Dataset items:
.....
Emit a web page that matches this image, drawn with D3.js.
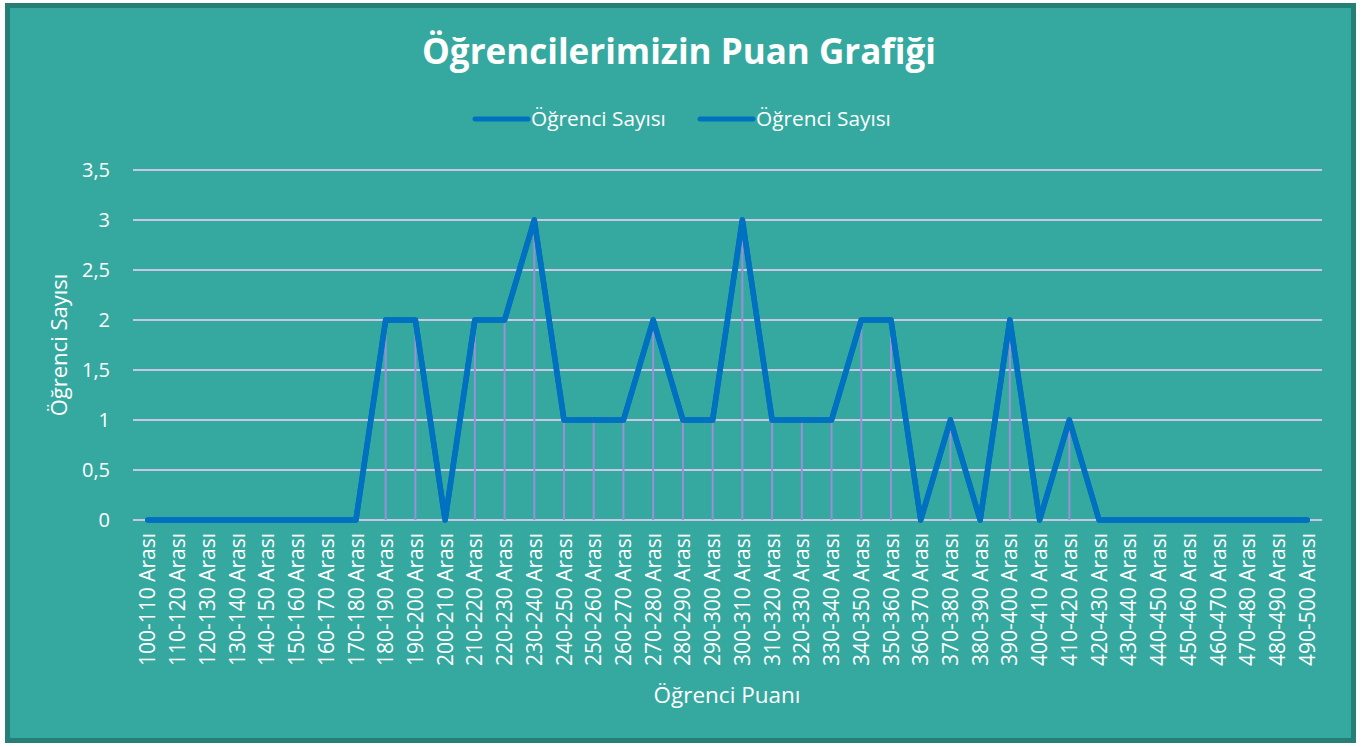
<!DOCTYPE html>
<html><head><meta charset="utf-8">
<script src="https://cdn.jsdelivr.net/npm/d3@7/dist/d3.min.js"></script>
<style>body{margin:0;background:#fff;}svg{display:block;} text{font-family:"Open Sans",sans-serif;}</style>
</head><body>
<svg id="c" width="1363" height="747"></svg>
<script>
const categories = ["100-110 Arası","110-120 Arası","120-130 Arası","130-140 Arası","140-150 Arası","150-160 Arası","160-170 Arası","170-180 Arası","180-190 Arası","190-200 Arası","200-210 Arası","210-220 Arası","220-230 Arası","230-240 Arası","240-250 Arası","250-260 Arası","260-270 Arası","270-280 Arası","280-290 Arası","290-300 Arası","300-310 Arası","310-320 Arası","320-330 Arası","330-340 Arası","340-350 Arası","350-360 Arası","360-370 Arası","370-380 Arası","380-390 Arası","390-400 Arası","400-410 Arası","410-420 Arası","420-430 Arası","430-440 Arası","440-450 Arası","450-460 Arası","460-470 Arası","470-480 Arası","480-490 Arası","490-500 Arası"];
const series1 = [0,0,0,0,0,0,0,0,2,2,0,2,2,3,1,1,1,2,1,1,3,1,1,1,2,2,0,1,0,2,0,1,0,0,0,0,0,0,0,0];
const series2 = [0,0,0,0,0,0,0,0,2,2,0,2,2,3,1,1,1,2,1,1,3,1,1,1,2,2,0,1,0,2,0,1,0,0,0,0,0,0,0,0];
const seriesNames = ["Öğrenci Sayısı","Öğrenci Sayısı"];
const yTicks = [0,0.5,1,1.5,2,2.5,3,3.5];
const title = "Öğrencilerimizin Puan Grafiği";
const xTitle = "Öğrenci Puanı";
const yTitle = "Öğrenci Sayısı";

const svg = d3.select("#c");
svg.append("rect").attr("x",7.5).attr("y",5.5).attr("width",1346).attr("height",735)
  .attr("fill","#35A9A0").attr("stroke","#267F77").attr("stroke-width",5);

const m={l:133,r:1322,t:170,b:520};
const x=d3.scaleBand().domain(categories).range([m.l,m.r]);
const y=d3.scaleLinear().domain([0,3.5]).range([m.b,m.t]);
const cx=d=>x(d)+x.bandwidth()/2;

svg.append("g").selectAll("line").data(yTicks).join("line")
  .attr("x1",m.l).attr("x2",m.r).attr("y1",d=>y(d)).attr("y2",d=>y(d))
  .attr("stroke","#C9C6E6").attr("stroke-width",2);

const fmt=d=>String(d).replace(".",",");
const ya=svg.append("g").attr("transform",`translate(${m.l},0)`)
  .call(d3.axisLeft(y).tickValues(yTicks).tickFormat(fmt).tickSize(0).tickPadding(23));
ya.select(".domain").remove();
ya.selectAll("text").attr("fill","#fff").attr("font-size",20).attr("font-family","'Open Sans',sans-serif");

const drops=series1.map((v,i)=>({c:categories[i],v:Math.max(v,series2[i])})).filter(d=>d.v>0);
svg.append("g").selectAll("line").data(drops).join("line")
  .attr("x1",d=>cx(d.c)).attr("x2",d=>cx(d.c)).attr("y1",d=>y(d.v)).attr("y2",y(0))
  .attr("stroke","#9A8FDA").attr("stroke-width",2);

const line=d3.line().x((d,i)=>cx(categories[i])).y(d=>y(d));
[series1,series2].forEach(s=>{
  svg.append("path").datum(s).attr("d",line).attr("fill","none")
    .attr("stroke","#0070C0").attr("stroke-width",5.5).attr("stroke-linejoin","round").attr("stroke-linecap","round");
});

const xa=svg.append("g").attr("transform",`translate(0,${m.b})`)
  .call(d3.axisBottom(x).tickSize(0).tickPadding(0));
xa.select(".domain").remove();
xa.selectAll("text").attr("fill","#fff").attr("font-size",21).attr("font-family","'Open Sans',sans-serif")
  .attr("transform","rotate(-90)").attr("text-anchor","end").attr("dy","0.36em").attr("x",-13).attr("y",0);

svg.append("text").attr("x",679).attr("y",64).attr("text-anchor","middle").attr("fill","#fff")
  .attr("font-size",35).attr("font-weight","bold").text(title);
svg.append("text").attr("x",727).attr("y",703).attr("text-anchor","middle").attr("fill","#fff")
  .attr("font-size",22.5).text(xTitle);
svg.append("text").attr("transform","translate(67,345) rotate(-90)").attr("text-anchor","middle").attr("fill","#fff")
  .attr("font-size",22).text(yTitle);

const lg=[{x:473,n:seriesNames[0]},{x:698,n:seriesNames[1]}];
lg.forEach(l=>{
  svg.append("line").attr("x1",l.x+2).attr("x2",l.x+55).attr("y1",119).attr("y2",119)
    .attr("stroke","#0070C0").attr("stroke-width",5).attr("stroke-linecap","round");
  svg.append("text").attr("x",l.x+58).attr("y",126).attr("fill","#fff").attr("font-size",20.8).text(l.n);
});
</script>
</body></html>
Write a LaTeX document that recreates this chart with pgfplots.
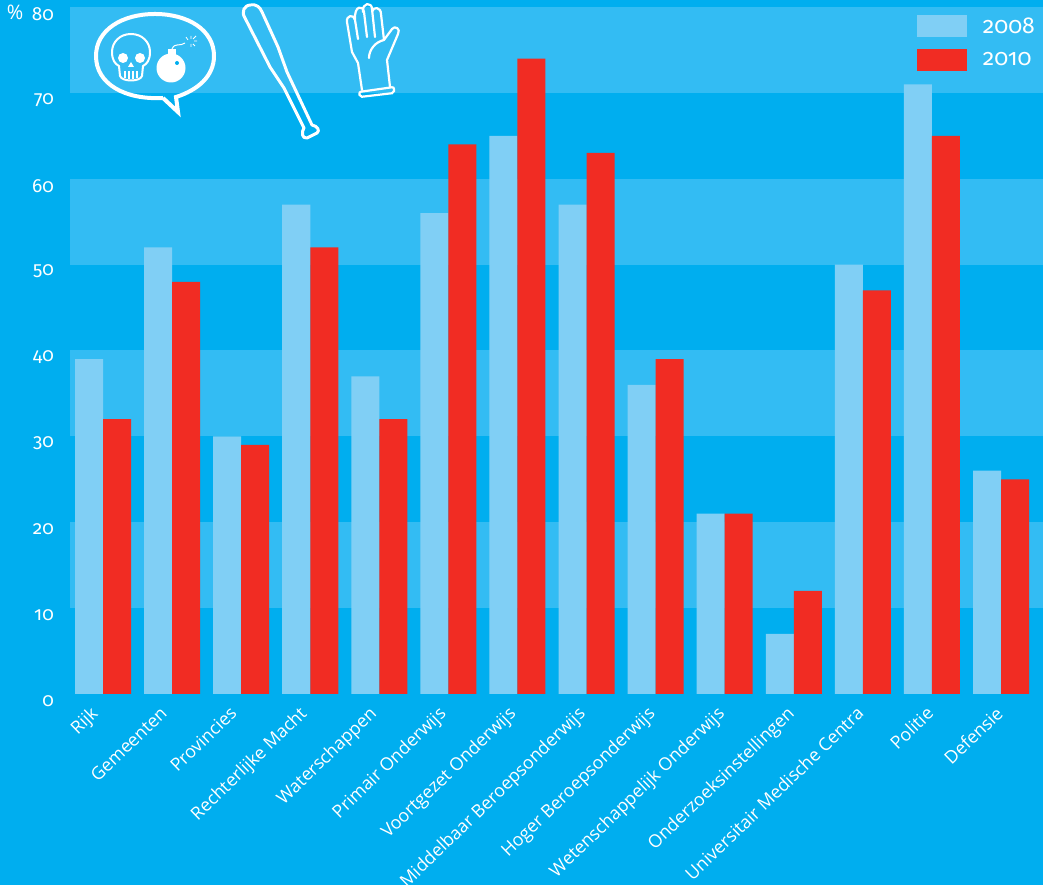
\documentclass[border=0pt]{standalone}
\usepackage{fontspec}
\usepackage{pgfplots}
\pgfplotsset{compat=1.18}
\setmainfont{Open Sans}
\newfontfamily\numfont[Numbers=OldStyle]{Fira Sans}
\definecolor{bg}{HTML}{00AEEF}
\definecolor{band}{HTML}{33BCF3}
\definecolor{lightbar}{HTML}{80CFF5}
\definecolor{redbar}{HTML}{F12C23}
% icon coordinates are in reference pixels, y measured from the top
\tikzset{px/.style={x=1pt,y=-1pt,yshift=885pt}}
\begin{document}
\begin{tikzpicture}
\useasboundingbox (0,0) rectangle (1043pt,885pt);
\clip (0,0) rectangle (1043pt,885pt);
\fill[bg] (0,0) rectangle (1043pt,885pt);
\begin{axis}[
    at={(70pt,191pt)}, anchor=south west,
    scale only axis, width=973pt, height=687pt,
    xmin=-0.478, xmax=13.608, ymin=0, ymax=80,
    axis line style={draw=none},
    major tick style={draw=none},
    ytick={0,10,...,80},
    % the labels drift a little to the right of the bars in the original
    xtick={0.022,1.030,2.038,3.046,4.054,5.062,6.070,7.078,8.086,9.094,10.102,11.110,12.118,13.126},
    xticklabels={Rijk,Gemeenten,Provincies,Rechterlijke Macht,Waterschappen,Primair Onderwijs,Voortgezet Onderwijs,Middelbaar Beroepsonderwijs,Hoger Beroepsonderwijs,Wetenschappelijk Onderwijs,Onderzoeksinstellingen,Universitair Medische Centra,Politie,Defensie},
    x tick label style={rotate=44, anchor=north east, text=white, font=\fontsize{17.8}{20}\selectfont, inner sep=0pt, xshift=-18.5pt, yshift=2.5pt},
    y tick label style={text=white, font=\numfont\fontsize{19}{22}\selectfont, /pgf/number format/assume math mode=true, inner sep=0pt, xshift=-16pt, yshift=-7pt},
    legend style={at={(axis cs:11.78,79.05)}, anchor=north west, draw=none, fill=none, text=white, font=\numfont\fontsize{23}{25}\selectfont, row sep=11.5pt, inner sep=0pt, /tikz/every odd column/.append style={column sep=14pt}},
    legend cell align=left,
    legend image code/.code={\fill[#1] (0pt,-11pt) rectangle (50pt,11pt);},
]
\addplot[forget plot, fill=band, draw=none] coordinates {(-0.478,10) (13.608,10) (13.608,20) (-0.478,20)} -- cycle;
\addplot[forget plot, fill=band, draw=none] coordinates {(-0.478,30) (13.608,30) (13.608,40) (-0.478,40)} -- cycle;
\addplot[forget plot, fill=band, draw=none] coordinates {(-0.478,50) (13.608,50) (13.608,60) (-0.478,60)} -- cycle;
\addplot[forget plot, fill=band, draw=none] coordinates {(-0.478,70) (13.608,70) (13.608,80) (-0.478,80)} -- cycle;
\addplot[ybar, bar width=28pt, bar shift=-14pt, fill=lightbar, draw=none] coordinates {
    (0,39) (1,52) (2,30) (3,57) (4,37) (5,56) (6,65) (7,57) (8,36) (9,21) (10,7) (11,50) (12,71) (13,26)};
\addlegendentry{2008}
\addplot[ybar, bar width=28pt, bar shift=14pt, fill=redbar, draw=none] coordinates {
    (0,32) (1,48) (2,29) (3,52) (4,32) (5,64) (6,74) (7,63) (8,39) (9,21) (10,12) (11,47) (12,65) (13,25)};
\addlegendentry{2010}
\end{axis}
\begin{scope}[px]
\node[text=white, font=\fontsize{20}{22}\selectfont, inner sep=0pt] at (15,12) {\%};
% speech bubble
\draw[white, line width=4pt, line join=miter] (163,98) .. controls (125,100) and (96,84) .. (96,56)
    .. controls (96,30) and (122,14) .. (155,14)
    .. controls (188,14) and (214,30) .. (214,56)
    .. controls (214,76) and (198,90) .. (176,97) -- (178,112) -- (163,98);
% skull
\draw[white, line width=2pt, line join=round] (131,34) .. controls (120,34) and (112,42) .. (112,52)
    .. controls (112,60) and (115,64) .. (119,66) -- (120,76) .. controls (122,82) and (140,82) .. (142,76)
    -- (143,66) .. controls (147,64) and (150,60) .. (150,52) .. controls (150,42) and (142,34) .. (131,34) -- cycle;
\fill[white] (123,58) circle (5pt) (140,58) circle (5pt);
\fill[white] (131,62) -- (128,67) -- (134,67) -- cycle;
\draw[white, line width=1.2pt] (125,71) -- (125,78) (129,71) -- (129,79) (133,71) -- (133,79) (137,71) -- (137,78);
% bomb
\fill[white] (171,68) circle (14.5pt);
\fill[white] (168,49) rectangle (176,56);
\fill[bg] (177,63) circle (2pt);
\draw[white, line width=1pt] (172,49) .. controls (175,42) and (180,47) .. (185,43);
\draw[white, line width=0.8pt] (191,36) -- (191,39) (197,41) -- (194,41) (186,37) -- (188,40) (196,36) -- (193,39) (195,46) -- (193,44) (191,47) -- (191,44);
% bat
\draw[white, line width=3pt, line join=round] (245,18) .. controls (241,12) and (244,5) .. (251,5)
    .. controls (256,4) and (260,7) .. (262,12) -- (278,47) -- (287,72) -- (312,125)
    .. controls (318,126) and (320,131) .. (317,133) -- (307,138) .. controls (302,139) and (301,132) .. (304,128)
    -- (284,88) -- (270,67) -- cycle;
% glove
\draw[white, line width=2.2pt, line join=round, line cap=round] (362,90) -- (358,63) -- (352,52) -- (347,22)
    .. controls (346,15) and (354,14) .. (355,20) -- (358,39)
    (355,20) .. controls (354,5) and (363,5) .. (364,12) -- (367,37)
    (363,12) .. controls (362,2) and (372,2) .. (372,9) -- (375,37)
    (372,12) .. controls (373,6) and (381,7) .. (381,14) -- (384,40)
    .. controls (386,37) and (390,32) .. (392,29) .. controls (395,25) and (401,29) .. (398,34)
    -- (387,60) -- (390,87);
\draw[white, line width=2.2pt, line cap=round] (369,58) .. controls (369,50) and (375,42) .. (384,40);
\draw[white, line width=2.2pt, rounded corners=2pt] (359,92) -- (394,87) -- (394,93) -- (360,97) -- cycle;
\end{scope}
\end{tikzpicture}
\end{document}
.....
## [Directions for this task]
Scan the listing above for the word "image" and copy every line that holds it.

## [Solved exercise]
Emit a web page that matches this image, drawn with D3.js.
    legend image code/.code={\fill[#1] (0pt,-11pt) rectangle (50pt,11pt);},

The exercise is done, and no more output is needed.